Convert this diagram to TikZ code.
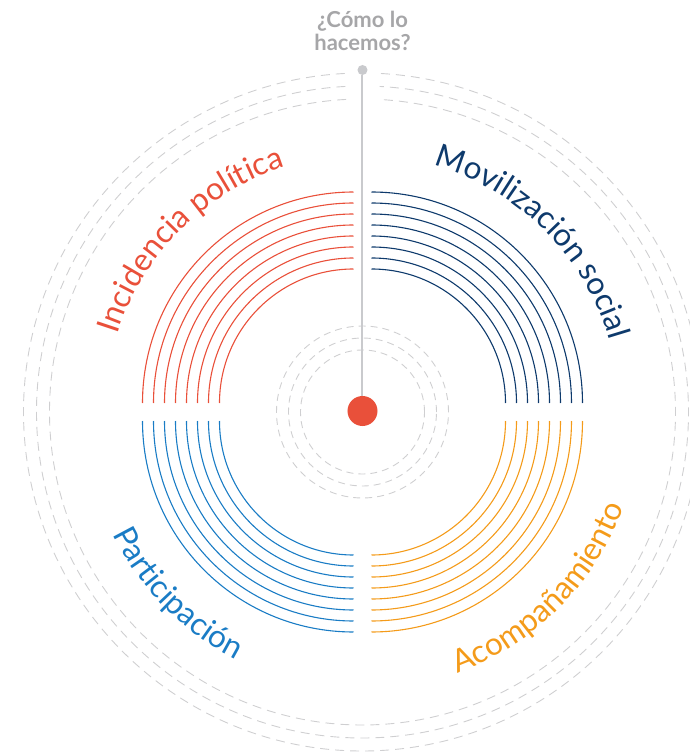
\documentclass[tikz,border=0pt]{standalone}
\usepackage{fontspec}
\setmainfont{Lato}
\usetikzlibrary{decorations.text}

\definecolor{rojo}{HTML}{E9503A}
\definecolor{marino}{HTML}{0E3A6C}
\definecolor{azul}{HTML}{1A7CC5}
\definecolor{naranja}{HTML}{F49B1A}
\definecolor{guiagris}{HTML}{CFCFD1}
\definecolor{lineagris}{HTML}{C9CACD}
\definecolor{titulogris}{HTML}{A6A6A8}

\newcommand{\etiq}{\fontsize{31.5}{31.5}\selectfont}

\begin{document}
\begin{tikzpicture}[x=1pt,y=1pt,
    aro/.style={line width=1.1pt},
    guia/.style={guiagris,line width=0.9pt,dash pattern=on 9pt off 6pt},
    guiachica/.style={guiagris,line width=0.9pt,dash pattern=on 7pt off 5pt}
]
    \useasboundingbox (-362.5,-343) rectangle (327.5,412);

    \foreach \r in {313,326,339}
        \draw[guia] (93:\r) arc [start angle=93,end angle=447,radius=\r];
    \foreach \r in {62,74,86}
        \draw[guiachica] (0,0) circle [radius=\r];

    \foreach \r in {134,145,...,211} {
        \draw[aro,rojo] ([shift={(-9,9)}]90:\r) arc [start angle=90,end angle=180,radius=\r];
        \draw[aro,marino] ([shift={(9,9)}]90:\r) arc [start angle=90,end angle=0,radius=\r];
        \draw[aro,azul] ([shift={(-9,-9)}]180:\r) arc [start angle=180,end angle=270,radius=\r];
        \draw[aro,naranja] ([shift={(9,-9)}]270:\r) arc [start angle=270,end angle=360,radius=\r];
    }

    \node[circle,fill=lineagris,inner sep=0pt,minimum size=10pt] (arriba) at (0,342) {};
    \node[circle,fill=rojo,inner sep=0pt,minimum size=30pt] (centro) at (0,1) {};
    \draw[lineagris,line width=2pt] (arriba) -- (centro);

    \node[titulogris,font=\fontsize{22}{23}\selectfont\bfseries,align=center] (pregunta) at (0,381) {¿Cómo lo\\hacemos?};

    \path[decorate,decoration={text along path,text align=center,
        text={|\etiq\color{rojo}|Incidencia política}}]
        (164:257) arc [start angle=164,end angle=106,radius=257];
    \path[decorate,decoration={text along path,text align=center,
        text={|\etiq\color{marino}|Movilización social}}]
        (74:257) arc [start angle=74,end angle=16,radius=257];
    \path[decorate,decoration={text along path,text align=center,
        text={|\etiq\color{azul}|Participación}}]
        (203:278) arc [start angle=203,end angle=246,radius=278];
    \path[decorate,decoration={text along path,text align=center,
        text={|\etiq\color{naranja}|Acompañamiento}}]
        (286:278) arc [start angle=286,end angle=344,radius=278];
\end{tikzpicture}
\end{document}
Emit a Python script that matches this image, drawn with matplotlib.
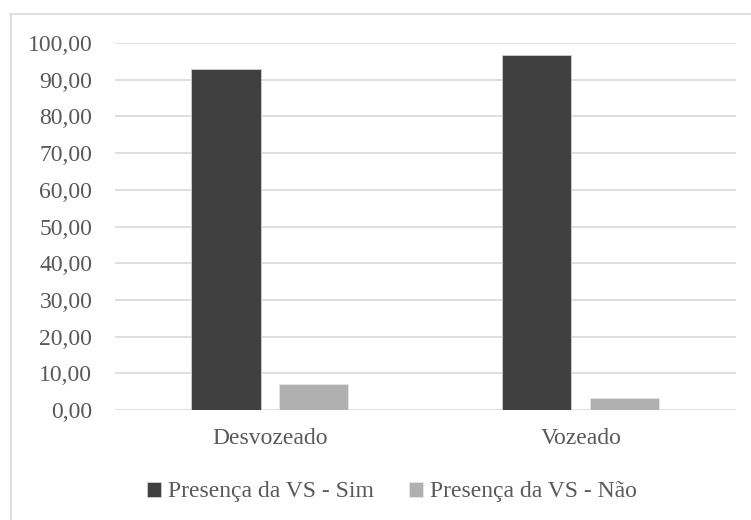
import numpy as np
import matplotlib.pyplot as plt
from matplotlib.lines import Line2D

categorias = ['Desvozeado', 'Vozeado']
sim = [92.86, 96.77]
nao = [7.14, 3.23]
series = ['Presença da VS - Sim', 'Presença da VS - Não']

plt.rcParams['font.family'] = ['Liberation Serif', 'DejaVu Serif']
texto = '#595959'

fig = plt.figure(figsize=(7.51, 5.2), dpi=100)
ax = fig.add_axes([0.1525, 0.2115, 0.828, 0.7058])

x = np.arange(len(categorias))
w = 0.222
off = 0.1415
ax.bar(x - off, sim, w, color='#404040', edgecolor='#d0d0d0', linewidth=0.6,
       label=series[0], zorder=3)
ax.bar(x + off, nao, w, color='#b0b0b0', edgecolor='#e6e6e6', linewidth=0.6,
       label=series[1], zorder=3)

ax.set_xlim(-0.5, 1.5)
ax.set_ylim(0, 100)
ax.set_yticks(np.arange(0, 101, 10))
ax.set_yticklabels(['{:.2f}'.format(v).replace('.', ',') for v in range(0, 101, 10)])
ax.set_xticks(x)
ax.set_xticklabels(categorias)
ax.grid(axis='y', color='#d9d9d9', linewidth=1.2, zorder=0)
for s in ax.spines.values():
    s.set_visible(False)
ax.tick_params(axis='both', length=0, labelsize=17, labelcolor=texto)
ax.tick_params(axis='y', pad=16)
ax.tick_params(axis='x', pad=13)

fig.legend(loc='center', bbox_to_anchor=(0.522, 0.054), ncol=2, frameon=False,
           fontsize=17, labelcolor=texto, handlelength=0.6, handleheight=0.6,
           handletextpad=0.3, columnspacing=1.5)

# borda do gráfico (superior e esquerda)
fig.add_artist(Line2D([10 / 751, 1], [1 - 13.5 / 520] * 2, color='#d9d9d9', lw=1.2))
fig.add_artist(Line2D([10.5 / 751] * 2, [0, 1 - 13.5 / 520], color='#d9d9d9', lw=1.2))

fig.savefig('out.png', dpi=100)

○ ○ ○ ○ ○

What to do: Every entry must be reproduced exactly, with the images left out.

Output below:
Convert this diagram to TikZ code.
\documentclass[tikz,border=0pt]{standalone}
\usepackage{fontspec}
\setmainfont{Lato}
\usetikzlibrary{decorations.text}

\definecolor{rojo}{HTML}{E9503A}
\definecolor{marino}{HTML}{0E3A6C}
\definecolor{azul}{HTML}{1A7CC5}
\definecolor{naranja}{HTML}{F49B1A}
\definecolor{guiagris}{HTML}{CFCFD1}
\definecolor{lineagris}{HTML}{C9CACD}
\definecolor{titulogris}{HTML}{A6A6A8}

\newcommand{\etiq}{\fontsize{31.5}{31.5}\selectfont}

\begin{document}
\begin{tikzpicture}[x=1pt,y=1pt,
    aro/.style={line width=1.1pt},
    guia/.style={guiagris,line width=0.9pt,dash pattern=on 9pt off 6pt},
    guiachica/.style={guiagris,line width=0.9pt,dash pattern=on 7pt off 5pt}
]
    \useasboundingbox (-362.5,-343) rectangle (327.5,412);

    \foreach \r in {313,326,339}
        \draw[guia] (93:\r) arc [start angle=93,end angle=447,radius=\r];
    \foreach \r in {62,74,86}
        \draw[guiachica] (0,0) circle [radius=\r];

    \foreach \r in {134,145,...,211} {
        \draw[aro,rojo] ([shift={(-9,9)}]90:\r) arc [start angle=90,end angle=180,radius=\r];
        \draw[aro,marino] ([shift={(9,9)}]90:\r) arc [start angle=90,end angle=0,radius=\r];
        \draw[aro,azul] ([shift={(-9,-9)}]180:\r) arc [start angle=180,end angle=270,radius=\r];
        \draw[aro,naranja] ([shift={(9,-9)}]270:\r) arc [start angle=270,end angle=360,radius=\r];
    }

    \node[circle,fill=lineagris,inner sep=0pt,minimum size=10pt] (arriba) at (0,342) {};
    \node[circle,fill=rojo,inner sep=0pt,minimum size=30pt] (centro) at (0,1) {};
    \draw[lineagris,line width=2pt] (arriba) -- (centro);

    \node[titulogris,font=\fontsize{22}{23}\selectfont\bfseries,align=center] (pregunta) at (0,381) {¿Cómo lo\\hacemos?};

    \path[decorate,decoration={text along path,text align=center,
        text={|\etiq\color{rojo}|Incidencia política}}]
        (164:257) arc [start angle=164,end angle=106,radius=257];
    \path[decorate,decoration={text along path,text align=center,
        text={|\etiq\color{marino}|Movilización social}}]
        (74:257) arc [start angle=74,end angle=16,radius=257];
    \path[decorate,decoration={text along path,text align=center,
        text={|\etiq\color{azul}|Participación}}]
        (203:278) arc [start angle=203,end angle=246,radius=278];
    \path[decorate,decoration={text along path,text align=center,
        text={|\etiq\color{naranja}|Acompañamiento}}]
        (286:278) arc [start angle=286,end angle=344,radius=278];
\end{tikzpicture}
\end{document}
Emit a Python script that matches this image, drawn with matplotlib.
import numpy as np
import matplotlib.pyplot as plt
from matplotlib.lines import Line2D

categorias = ['Desvozeado', 'Vozeado']
sim = [92.86, 96.77]
nao = [7.14, 3.23]
series = ['Presença da VS - Sim', 'Presença da VS - Não']

plt.rcParams['font.family'] = ['Liberation Serif', 'DejaVu Serif']
texto = '#595959'

fig = plt.figure(figsize=(7.51, 5.2), dpi=100)
ax = fig.add_axes([0.1525, 0.2115, 0.828, 0.7058])

x = np.arange(len(categorias))
w = 0.222
off = 0.1415
ax.bar(x - off, sim, w, color='#404040', edgecolor='#d0d0d0', linewidth=0.6,
       label=series[0], zorder=3)
ax.bar(x + off, nao, w, color='#b0b0b0', edgecolor='#e6e6e6', linewidth=0.6,
       label=series[1], zorder=3)

ax.set_xlim(-0.5, 1.5)
ax.set_ylim(0, 100)
ax.set_yticks(np.arange(0, 101, 10))
ax.set_yticklabels(['{:.2f}'.format(v).replace('.', ',') for v in range(0, 101, 10)])
ax.set_xticks(x)
ax.set_xticklabels(categorias)
ax.grid(axis='y', color='#d9d9d9', linewidth=1.2, zorder=0)
for s in ax.spines.values():
    s.set_visible(False)
ax.tick_params(axis='both', length=0, labelsize=17, labelcolor=texto)
ax.tick_params(axis='y', pad=16)
ax.tick_params(axis='x', pad=13)

fig.legend(loc='center', bbox_to_anchor=(0.522, 0.054), ncol=2, frameon=False,
           fontsize=17, labelcolor=texto, handlelength=0.6, handleheight=0.6,
           handletextpad=0.3, columnspacing=1.5)

# borda do gráfico (superior e esquerda)
fig.add_artist(Line2D([10 / 751, 1], [1 - 13.5 / 520] * 2, color='#d9d9d9', lw=1.2))
fig.add_artist(Line2D([10.5 / 751] * 2, [0, 1 - 13.5 / 520], color='#d9d9d9', lw=1.2))

fig.savefig('out.png', dpi=100)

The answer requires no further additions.